Goethe-Institut Bangladesh, in cooperation with the Bangladesh Shilpakala Academy staged the theatre production, "Oh My Sweet Land" on November 12 at the Experimental Hall premises of Bangladesh Shilpakala Academy, Segunbagicha in the city.

The play was a one-hour act and a one-woman show based on the testimony that the performing artist and writer Corinne Jaber, and director Amir Nizar Zuabi, gathered in the overcrowded refugee camps of Lebanon and Jordan. It depicts the state of the humanitarian crisis in Syria through the eyes of a half-Syrian, Paris-dwelling woman. The woman flees to the Middle East in pursue of her refugee activist lover, Ashraf, who has disappeared. During her search she encounters the abandoned Syrians who have become silent bearers of the cruelty of the war.

Corinne Jaber and Amir Nizar Zuabi intended to exhibit the perseverance of all those who had to flee the country and those who had to stay behind. The refugees' only remaining hope was god and Jaber explains: "The Syrians are a nation completely abandoned by the rest of the world and they know it. Nobody else is listening." This production remains to be a must see for anyone craving a better grasp of the Syrian conflict and the human landscape surrounding it.

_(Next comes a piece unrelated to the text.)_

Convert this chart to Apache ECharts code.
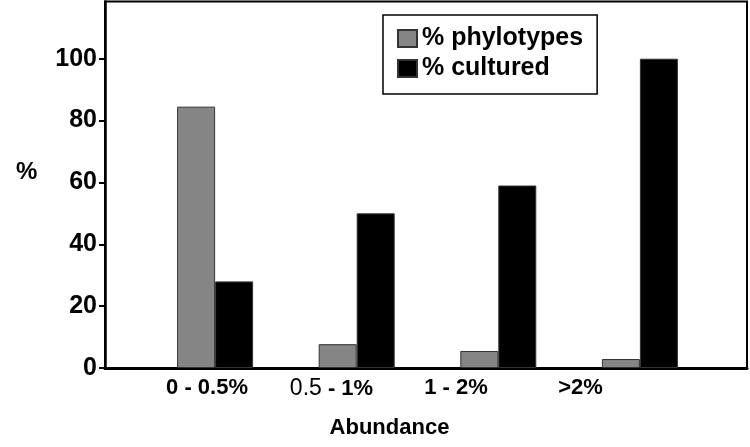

While recounting her quest-story onstage, she prepares and cooks kubah, a traditional Syrian dish, as if to calm her agitation with the muscle memory of this ritual, but intimations of atrocity start to gather around the slap of raw meat and the sizzle of boiling oil. Her character announced each destination that she encountered in her desperate search, and in this way we are transported from Paris to Lebanon, Jordan and Syria. Her vocal range allows her to bring to life men and women, as well as communities and street scenes, with ease. In Jaber's words, the play is important because: "it talks about the world we live in, right now, at this very moment, in a place not very far away."